Н. М. Карамзин, в целом оценивавший екатерининское правление очень высоко, тем не менее признавал, что в последние его годы «правосудие не цвело», что «не было хорошего воспитания, твёрдых правил и нравственности в гражданской жизни… [т]орговали правдою и чинами», а сама императрица «дремала на розах, была обманываема или себя обманывала; не видала, или не хотела видеть многих злоупотреблений, считая их, может быть, неизбежными и довольствуясь общим, успешным, славным течением её царствования». Великий князь Александр Павлович в письмах 1796 г. близким людям жаловался: «Непостижимо, что происходит: все грабят, почти не встретишь честного человека… В наших делах господствует неимоверный беспорядок… все части управляются дурно, порядок, кажется, изгнан отовсюду, а империя стремится лишь к расширению своих пределов». Державин в своих записках также отмечает, что в последние годы жизни императрица «упоена была славою своих побед» и «уже ни о чём другом и не думала, как только о покорении скиптру своему новых царств».

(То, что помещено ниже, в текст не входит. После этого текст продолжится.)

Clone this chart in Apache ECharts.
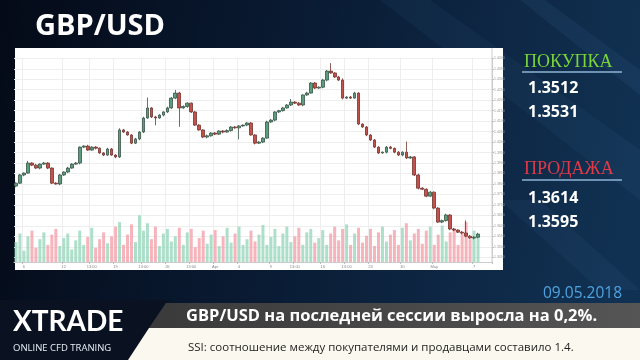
<!DOCTYPE html>
<html><head><meta charset="utf-8">
<script src="https://cdn.jsdelivr.net/npm/echarts@6/dist/echarts.min.js"></script>
<style>html,body{margin:0;padding:0;background:#071326}#c{width:640px;height:360px}</style>
</head><body><div id="c"></div>
<script>
// ---- data (4H-like candles, GBP/USD) ----
const firstOpen = 1.3790;
const closes = [
 1.3804,1.3843,1.3852,1.3900,1.3890,1.3876,1.3895,1.3900,1.3876,1.3804,
 1.3800,1.3843,1.3857,1.3876,1.3895,1.3900,1.3976,1.3981,1.3962,1.3976,
 1.3971,1.3948,1.3938,1.3967,1.3938,1.3929,1.4058,1.4048,1.4034,1.3995,
 1.4015,1.4048,1.4115,1.4163,1.4120,1.4115,1.4129,1.4144,1.4163,1.4210,
 1.4234,1.4163,1.4170,1.4186,1.4144,1.4081,1.4058,1.4024,1.4030,1.4043,
 1.4038,1.4053,1.4048,1.4055,1.4072,1.4068,1.4077,1.4081,1.4091,1.4034,
 1.3995,1.4000,1.4019,1.4096,1.4105,1.4144,1.4150,1.4163,1.4177,1.4191,
 1.4186,1.4177,1.4225,1.4234,1.4282,1.4258,1.4262,1.4296,1.4339,1.4330,
 1.4311,1.4296,1.4210,1.4215,1.4210,1.4234,1.4086,1.4072,1.4034,1.4010,
 1.3976,1.3948,1.3952,1.3976,1.3970,1.3952,1.3938,1.3952,1.3924,1.3929,
 1.3843,1.3780,1.3775,1.3742,1.3761,1.3685,1.3618,1.3625,1.3652,1.3585,
 1.3580,1.3570,1.3566,1.3551,1.3542,1.3546,1.3561
];
// wick lengths beyond the body, in pips
const wickUp = [
 4,5,3,10,4,6,3,5,4,3,
 5,4,3,6,4,5,3,4,6,4,
 5,3,4,6,5,4,8,5,4,3,
 5,4,6,50,4,5,4,3,6,5,
 15,6,5,4,3,5,4,3,6,4,
 5,3,4,6,4,5,4,3,5,4,
 3,5,4,6,5,3,4,5,4,15,
 4,5,3,6,4,5,4,6,5,38,
 4,5,8,4,5,6,4,3,5,4,
 5,4,3,5,6,4,5,4,50,5,
 4,6,5,4,5,3,4,5,6,4,
 5,4,6,60,5,4,6
];
const wickDown = [
 5,4,6,3,5,4,6,3,5,4,
 3,6,4,5,3,4,6,5,4,3,
 6,4,5,3,4,6,5,4,3,5,
 4,6,5,4,5,35,4,6,5,4,
 5,90,4,6,5,4,3,5,6,4,
 5,4,6,3,5,4,55,4,5,3,
 6,4,5,3,4,6,5,4,3,5,
 4,5,6,4,3,5,4,5,6,4,
 5,4,6,5,4,3,5,4,6,5,
 4,5,3,6,4,5,4,6,5,4,
 5,6,4,5,3,6,4,5,4,6,
 5,4,6,5,4,6,5
];
const volumes = [
 35,50,20,45,55,25,40,52,30,48,
 58,28,42,50,22,38,55,30,44,60,
 25,40,52,33,45,62,70,30,48,66,
 35,82,55,68,40,62,28,50,58,36,
 45,60,30,52,58,26,42,55,32,48,
 56,28,45,60,34,50,62,30,40,55,
 36,48,65,30,44,58,28,50,62,35,
 45,60,30,52,58,34,42,56,30,50,
 62,38,58,66,30,50,60,34,46,58,
 28,52,62,36,48,56,30,60,68,38,
 50,58,32,55,62,30,48,64,36,52,
 58,30,50,70,40,55,45
];
const tickIdx    = [2,12,19,25,32,38,44,50,56,64,70,77,83,89,97,105,115];
const tickLabels = ["6","12","13:00","19","13:00","26","13:00","Apr","4","9","13:00","16","13:00","23","30","May","7"];
const priceMin = 1.345, priceMax = 1.440, priceStep = 0.005;
const buyQuotes  = ["1.3512","1.3531"];
const sellQuotes = ["1.3614","1.3595"];

// ---- build ----
const slotCount = 120;
const cats = Array.from({length: slotCount}, (_, i) => String(i));
const opens = closes.map((c, i) => i === 0 ? firstOpen : closes[i - 1]);
const ohlc = closes.map((c, i) => {
  const o = opens[i];
  return [o, c, Math.min(o, c) - wickDown[i] * 1e-4, Math.max(o, c) + wickUp[i] * 1e-4];
});
const volData = volumes.map((v, i) => ({
  value: v,
  itemStyle: { color: closes[i] >= opens[i] ? 'rgba(140,210,180,0.7)' : 'rgba(242,150,160,0.7)' }
}));
const isTick = (i) => tickIdx.indexOf(i) >= 0;

const txt = (x, y, text, size, color, weight, family, align) => ({
  type: 'text', x: x, y: y, z: 20,
  style: { text: text, fill: color, fontSize: size, fontWeight: weight || 'normal',
           fontFamily: family || '"Open Sans"', verticalAlign: 'middle', align: align || 'left' }
});

const chart = echarts.init(document.getElementById('c'));
chart.setOption({
  animation: false,
  backgroundColor: { type: 'linear', x: 0, y: 0, x2: 1, y2: 0.35,
    colorStops: [{offset: 0, color: '#040a17'}, {offset: 0.5, color: '#0a1c35'}, {offset: 1, color: '#113152'}] },
  graphic: { elements: [
    { type: 'polygon', z: -9, shape: { points: [[380,0],[430,0],[640,150],[640,200]] }, style: { fill: 'rgba(90,150,210,0.06)' } },
    { type: 'polygon', z: -9, shape: { points: [[520,0],[545,0],[640,70],[640,95]] }, style: { fill: 'rgba(110,170,230,0.07)' } },
    { type: 'polygon', z: -9, shape: { points: [[500,200],[540,200],[640,290],[600,290]] }, style: { fill: 'rgba(110,170,230,0.05)' } },
    { type: 'rect', z: -5, shape: { x: 15, y: 48, width: 488, height: 222 }, style: { fill: '#ffffff' } },
    { type: 'line', z: 5, shape: { x1: 492, y1: 48, x2: 492, y2: 262 }, style: { stroke: '#cccccc', lineWidth: 1 } },
    // bottom area
    { type: 'polygon', z: -4, shape: { points: [[0,300],[170,300],[128,360],[0,360]] }, style: { fill: '#0a1222' } },
    { type: 'polygon', z: -3, shape: { points: [[166,303],[640,303],[640,328],[149,328]] },
      style: { fill: { type: 'linear', x: 0, y: 0, x2: 1, y2: 0, colorStops: [{offset: 0, color: '#3a3a3a'}, {offset: 1, color: '#555555'}] } } },
    { type: 'polygon', z: -3, shape: { points: [[149,328],[640,328],[640,360],[128,360]] }, style: { fill: '#fbf8ef' } },
    // title and texts
    txt(35, 27, 'GBP/USD', 29, '#ffffff', 'bold'),
    txt(524, 62, 'ПОКУПКА', 18, '#79d43a', 'normal', '"Liberation Serif"'),
    { type: 'line', z: 20, shape: { x1: 522, y1: 72, x2: 622, y2: 72 }, style: { stroke: '#8fb4d6', lineWidth: 1.5 } },
    txt(528, 88, buyQuotes[0], 16, '#ffffff', 'bold'),
    txt(528, 112, buyQuotes[1], 16, '#ffffff', 'bold'),
    txt(524, 169, 'ПРОДАЖА', 18, '#e03a48', 'normal', '"Liberation Serif"'),
    { type: 'line', z: 20, shape: { x1: 522, y1: 180, x2: 622, y2: 180 }, style: { stroke: '#8fb4d6', lineWidth: 1.5 } },
    txt(528, 198, sellQuotes[0], 16, '#ffffff', 'bold'),
    txt(528, 222, sellQuotes[1], 16, '#ffffff', 'bold'),
    txt(543, 294, '09.05.2018', 15.5, '#4fa3e0', 'normal'),
    txt(186, 316, 'GBP/USD на последней сессии выросла на 0,2%.', 16.5, '#ffffff', 'bold'),
    txt(188, 348, 'SSI: соотношение между покупателями и продавцами составило 1.4.', 11.5, '#1e1e1e', 'normal'),
    txt(13, 322, 'XTRADE', 28, '#ffffff', 'bold', 'Lato'),
    txt(13, 348, 'ONLINE CFD TRANING', 9.5, '#e8eef5', 'normal')
  ]},
  grid: [
    { left: 14, width: 478, top: 58.3, height: 199 },
    { left: 14, width: 478, top: 205, height: 57 }
  ],
  xAxis: [
    { type: 'category', gridIndex: 0, data: cats, axisLine: { show: false }, axisTick: { show: false },
      axisLabel: { show: false }, splitLine: { show: true, interval: isTick, lineStyle: { color: '#eeeeee' } } },
    { type: 'category', gridIndex: 1, data: cats, axisLine: { lineStyle: { color: '#cccccc' } },
      axisTick: { show: true, interval: isTick, length: 2, lineStyle: { color: '#bbbbbb' } },
      axisLabel: { interval: isTick, fontSize: 4, color: '#888888', margin: 3,
        formatter: (v, i) => { const k = tickIdx.indexOf(i); return k >= 0 ? tickLabels[k] : ''; } },
      splitLine: { show: true, interval: isTick, lineStyle: { color: '#eeeeee' } } }
  ],
  yAxis: [
    { type: 'value', gridIndex: 0, position: 'right', min: priceMin, max: priceMax, interval: priceStep,
      axisLine: { show: true, lineStyle: { color: '#cccccc' } },
      axisTick: { show: true, length: 2, lineStyle: { color: '#bbbbbb' } },
      axisLabel: { fontSize: 3.5, color: '#999999', margin: 2, formatter: v => v.toFixed(4) },
      splitLine: { lineStyle: { color: '#eeeeee' } } },
    { type: 'value', gridIndex: 1, position: 'right', min: 0, max: 100, show: false }
  ],
  series: [
    { type: 'bar', xAxisIndex: 1, yAxisIndex: 1, data: volData, barWidth: 3, z: 1 },
    { type: 'candlestick', xAxisIndex: 0, yAxisIndex: 0, data: ohlc, barWidth: 3.2, z: 3,
      itemStyle: { color: '#5a9e7e', color0: '#c4524c', borderColor: '#3a5447', borderColor0: '#73332f', borderWidth: 0.8 } }
  ]
});
</script></body></html>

Щербатов, находившийся в негласной оппозиции Екатерине, уверял, что ученица Монтескье на практике была весьма далека от принципов, провозглашённых учителем: «Общим образом сказать, что жёны более имеют склонности к самовластию, нежели мущины, о сей же со справедливостию можно уверить, что она наипаче в сем случае есть из жён жена. Ничто ей не может быть досаднее, как то, когда, докладывая ей по каким делам, в сопротивление воли ея законы поставляют, и тотчас ответ от неё вылетает, разве я не могу, не взирая на законы, сего учинить? Но не нашла никого, кто бы осмелился ответствовать ей, что может яко деспот, но с повреждением своей славы и поверенности народной. Дела многия свидетельствуют её самовластие… Таковые примеры, видимые в самом государе, не побуждают ли и вельмож к подобному же самовластию и к несправедливостям, и стенящая от таковых наглостей Россия ежедневные знаки представляет, коль есть заразителен пример государской». «Она управляла государством и самым правосудием более по политике или своим видам, нежели по святой правде», — свидетельствует статс-секретарь императрицы Державин.